EXERCISE INSTRUCTIONS ▸
Locate the lines that hold the string "this". Copy every such line.
══ RECORDS FOR PROCESSING ══
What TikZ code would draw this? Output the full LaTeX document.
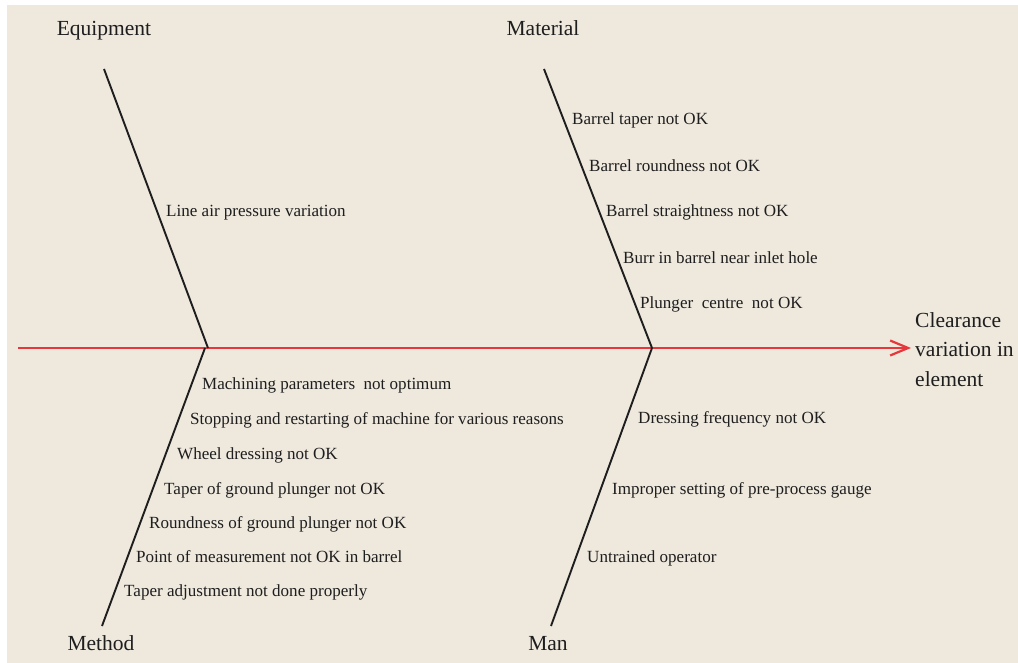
═══
══ RECORDS FOR PROCESSING ══
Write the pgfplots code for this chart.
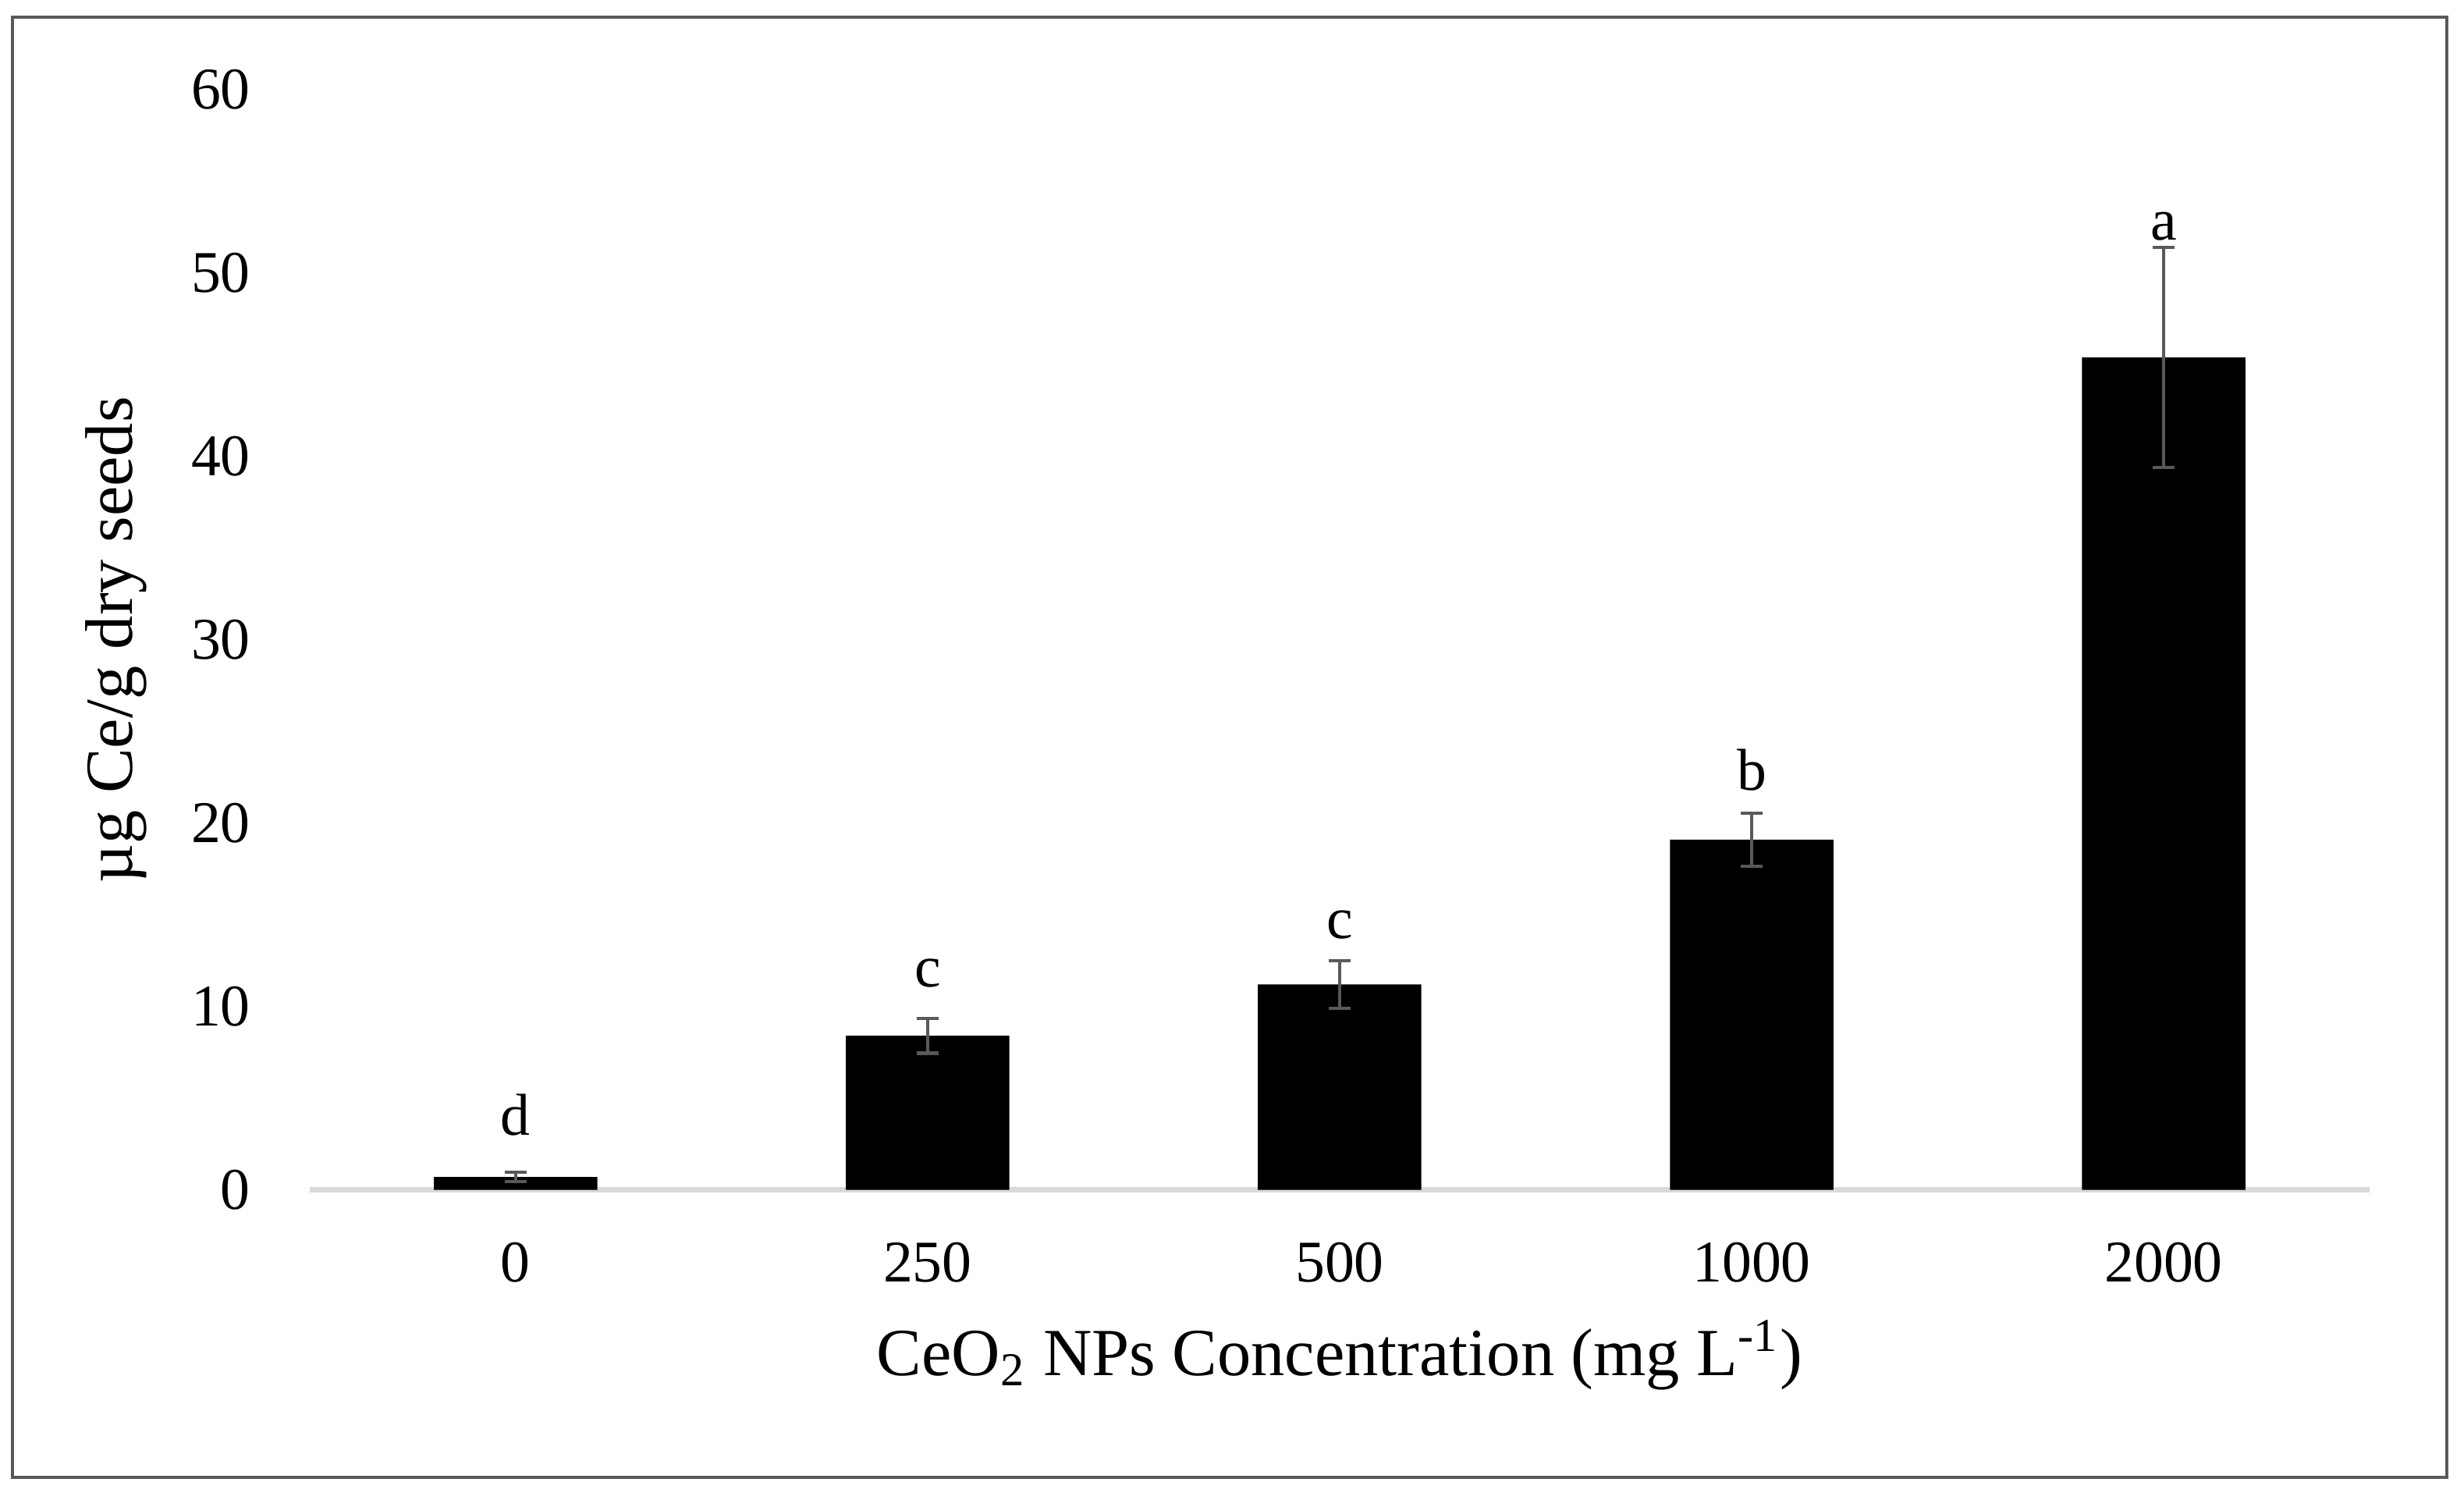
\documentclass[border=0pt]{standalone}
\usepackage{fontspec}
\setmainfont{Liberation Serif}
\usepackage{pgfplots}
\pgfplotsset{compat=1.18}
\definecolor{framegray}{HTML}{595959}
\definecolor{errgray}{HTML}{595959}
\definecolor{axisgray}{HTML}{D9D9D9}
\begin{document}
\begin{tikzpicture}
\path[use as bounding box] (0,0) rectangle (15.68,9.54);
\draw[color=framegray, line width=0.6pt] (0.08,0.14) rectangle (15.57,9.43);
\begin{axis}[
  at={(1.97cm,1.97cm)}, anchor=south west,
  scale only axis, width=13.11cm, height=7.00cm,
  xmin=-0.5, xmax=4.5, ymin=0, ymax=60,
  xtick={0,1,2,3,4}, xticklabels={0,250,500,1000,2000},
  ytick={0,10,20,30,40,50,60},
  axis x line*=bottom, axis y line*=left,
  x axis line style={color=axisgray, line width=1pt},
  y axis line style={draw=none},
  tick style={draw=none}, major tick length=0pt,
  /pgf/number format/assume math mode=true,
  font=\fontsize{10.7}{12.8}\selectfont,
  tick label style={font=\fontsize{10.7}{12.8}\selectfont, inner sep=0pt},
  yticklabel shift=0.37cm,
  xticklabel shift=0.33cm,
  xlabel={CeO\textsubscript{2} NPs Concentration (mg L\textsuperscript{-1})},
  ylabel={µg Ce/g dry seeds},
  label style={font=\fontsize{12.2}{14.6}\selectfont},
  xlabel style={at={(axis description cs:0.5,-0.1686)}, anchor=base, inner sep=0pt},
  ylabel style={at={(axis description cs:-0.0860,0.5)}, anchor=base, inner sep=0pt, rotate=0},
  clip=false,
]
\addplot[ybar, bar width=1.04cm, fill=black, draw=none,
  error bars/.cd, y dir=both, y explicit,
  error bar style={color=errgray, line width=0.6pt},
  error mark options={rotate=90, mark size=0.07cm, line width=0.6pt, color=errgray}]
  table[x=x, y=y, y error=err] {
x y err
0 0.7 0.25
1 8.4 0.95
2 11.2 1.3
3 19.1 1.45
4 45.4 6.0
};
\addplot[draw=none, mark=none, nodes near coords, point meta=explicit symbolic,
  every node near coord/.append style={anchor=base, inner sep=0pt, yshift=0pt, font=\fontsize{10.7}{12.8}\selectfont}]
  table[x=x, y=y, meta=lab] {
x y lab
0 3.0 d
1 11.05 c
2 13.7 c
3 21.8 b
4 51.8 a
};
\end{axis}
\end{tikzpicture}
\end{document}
═══
THE RESPONSE ▸
What TikZ code would draw this? Output the full LaTeX document.
Write the pgfplots code for this chart.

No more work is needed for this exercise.